Bundan 20 sene önce yeğenlerim, ‘’Amca artık arabanı değiş’’ dedikleri zaman elektrikli ve yerli arabayı beklim çıksın değişeceğim diyidim. Dediğim özelliklerde araba çıktı ama yanına yaklaşılmi! Şimdi ben değişmemek için nasıl bir bahane bulam? Acaba yerli uçan arabayı beklim, çıksın değişeceğim dersem inanırlar mı, yoksa bana sen ipe un mu serisin mi derler, şaşırdım kaldım…

Hele bana biraz akıl verin, yerli Uçan araba yakın tarihlerde çıkar mı? Yeğenlerimi oyalayabilir miyim?

Yerli uçan arabanın adı UÇTOGG olabilir mi?

***  ***  ***

SİLAHLAR

Elazığ Emniyet Müdürlüğü’nün yaptığı kontrollerde şüpheli şahıslardan çıkan silahları görünce aklıma eski bir anım geldi…

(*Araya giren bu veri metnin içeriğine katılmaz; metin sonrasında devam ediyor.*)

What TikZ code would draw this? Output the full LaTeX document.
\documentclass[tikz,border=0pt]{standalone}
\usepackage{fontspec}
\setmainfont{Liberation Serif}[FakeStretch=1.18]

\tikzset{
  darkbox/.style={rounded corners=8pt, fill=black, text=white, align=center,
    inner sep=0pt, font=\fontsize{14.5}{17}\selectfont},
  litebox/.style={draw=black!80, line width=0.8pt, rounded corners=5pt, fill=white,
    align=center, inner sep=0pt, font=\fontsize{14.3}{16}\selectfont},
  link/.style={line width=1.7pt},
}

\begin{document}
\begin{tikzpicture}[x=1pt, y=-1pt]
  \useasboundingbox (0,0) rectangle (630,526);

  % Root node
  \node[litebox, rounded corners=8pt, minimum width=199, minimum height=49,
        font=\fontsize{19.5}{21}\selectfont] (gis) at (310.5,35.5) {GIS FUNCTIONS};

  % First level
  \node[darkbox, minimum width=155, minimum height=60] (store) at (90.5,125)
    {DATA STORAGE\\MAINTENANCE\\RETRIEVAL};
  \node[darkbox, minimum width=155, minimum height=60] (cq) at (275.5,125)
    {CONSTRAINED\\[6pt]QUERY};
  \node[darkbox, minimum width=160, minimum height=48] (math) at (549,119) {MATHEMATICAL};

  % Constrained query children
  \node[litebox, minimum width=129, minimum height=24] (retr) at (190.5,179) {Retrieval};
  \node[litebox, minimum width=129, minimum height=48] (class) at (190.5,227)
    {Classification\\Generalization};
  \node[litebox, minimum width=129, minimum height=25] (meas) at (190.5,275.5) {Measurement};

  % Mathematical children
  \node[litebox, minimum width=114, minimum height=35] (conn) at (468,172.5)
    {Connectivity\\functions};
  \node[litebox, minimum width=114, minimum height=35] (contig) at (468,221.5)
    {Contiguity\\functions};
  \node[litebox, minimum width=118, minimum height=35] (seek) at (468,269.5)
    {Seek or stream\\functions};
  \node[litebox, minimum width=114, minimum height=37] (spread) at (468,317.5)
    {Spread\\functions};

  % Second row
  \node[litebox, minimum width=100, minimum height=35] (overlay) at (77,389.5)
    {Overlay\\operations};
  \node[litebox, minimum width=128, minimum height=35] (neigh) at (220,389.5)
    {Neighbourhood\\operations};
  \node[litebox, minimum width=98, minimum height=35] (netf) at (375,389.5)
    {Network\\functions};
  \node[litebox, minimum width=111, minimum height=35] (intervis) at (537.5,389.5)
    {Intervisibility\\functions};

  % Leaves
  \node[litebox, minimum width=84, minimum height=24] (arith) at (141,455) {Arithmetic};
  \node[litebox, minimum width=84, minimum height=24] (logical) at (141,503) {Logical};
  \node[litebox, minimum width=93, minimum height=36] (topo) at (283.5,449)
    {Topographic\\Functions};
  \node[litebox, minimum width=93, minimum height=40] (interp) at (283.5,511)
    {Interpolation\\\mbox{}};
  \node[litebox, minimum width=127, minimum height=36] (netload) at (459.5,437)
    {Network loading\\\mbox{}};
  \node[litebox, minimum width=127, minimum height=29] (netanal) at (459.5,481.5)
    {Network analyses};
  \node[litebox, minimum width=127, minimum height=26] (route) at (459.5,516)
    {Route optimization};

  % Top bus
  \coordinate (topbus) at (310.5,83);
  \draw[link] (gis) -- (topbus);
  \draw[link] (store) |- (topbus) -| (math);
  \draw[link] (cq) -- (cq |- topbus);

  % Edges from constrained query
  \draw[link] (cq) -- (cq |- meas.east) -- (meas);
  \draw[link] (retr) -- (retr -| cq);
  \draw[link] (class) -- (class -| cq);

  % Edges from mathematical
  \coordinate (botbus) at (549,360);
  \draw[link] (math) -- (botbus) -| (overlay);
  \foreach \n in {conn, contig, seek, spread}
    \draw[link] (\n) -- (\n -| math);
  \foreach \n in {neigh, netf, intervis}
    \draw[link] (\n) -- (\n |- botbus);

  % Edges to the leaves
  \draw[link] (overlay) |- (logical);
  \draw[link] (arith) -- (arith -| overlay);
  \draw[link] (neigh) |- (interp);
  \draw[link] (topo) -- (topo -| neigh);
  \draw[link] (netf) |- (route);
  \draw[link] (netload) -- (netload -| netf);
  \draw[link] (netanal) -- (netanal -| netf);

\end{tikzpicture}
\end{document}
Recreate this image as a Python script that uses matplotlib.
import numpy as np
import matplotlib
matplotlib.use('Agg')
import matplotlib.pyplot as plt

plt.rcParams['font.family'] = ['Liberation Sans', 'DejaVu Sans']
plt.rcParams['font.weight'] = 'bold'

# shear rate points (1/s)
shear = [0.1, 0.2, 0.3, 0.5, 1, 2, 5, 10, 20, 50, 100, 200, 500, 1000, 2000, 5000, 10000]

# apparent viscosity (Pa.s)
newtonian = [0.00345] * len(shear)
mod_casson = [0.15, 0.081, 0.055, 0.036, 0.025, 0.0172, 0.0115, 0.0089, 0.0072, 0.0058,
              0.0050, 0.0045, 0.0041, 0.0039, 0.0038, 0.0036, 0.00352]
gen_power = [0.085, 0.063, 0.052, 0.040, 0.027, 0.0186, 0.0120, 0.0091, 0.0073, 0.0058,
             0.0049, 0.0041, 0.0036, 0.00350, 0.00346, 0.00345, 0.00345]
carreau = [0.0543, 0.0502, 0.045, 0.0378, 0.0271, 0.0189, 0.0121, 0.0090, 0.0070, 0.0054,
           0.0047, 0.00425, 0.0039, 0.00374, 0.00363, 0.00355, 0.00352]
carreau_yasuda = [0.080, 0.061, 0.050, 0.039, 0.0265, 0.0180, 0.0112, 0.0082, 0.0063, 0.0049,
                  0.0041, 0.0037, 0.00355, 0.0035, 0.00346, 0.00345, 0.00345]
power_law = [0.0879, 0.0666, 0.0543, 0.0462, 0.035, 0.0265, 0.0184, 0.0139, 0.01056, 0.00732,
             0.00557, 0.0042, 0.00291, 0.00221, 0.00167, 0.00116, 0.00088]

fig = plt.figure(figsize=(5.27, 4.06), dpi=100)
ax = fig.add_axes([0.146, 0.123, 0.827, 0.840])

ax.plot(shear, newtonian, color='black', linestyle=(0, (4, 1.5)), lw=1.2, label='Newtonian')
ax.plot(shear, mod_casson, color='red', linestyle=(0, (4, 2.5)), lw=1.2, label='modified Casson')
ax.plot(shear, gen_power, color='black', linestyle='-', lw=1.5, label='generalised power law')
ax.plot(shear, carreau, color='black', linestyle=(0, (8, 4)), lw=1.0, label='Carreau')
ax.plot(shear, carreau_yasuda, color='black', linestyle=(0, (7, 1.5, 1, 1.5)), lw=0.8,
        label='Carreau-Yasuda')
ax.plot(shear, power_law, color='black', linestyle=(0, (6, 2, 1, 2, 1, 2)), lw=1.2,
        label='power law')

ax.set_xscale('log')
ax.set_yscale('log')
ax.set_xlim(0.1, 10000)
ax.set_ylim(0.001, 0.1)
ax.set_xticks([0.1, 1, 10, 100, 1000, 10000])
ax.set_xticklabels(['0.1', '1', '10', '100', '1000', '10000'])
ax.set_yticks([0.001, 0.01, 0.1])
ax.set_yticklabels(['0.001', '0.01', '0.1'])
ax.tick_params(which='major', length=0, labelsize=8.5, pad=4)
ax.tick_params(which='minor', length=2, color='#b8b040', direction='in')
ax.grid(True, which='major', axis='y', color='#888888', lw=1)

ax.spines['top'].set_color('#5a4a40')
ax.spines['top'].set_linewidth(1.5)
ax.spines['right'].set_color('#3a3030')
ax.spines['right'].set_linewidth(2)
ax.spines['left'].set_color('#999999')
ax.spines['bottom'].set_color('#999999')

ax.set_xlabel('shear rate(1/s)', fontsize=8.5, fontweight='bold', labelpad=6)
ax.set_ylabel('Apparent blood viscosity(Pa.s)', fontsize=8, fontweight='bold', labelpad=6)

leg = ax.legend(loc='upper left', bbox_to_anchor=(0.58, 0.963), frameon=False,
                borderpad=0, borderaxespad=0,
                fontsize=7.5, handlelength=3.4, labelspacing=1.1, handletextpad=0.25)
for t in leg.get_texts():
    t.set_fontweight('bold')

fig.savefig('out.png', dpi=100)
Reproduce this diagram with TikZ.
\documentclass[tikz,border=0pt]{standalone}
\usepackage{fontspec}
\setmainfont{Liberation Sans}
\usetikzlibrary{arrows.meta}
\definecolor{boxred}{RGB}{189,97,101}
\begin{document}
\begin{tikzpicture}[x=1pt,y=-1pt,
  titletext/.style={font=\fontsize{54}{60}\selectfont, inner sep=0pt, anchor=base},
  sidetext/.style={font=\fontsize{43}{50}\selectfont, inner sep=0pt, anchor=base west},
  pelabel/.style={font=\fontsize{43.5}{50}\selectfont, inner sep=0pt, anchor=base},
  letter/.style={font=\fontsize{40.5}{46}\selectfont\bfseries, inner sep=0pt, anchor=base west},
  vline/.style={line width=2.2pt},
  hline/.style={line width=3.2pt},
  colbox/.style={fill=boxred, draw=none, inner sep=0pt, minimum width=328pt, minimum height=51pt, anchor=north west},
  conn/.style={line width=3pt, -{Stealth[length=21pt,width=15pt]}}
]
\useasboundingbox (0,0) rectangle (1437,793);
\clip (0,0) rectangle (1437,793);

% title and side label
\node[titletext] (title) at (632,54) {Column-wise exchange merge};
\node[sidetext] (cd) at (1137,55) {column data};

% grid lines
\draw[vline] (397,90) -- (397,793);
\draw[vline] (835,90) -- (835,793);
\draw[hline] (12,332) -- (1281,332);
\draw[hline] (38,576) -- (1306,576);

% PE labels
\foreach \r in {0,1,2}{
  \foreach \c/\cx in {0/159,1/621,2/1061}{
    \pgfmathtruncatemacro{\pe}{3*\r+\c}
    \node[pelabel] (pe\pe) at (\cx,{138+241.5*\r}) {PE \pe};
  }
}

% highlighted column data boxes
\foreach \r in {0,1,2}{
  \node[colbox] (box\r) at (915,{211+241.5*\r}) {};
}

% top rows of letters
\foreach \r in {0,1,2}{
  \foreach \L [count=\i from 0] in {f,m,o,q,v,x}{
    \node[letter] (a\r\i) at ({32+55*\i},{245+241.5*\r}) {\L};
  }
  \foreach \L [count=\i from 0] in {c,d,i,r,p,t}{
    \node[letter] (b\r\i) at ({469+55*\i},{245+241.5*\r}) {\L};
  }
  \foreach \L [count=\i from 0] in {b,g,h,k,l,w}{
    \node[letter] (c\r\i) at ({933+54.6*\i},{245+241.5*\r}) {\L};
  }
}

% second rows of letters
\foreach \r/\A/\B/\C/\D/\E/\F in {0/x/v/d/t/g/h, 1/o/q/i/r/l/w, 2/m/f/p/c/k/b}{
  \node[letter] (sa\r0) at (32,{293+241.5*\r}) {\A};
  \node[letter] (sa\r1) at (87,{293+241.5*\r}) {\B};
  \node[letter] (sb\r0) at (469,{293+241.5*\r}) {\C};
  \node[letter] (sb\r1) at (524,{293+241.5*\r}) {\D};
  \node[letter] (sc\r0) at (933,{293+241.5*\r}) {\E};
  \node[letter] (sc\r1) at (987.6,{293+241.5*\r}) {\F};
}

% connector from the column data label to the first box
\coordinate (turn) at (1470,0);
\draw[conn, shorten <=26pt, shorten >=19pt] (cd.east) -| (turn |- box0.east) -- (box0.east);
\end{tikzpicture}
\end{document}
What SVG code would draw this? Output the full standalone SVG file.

Rahmetli babamdan kalan ruhsatlı silahları emniyete götürüp, ruhsatları üzerime almak isteyince görevli memur da 6 tüfek 1 tabanca ve 1 kılıcı görünce, ‘’Abe hayırdır savaş mı çıktı, bu ne kadar silahtır?’’ Demişti. Bende, memur bey bunları size bağışlayam kurtulam hem de ruhsat parası vermekten kurtulurum deyince kabul etmedi. Bende halen para vermekten kurtulamadım. Bir kısmından da resmi olarak nasıl kurtulduğumun devamı da var ama fazla uzatmayayım. Yeri geldiğin de bir gün yazarım. Oldum olası silaha karşıyım ve bir türlü sevemedim!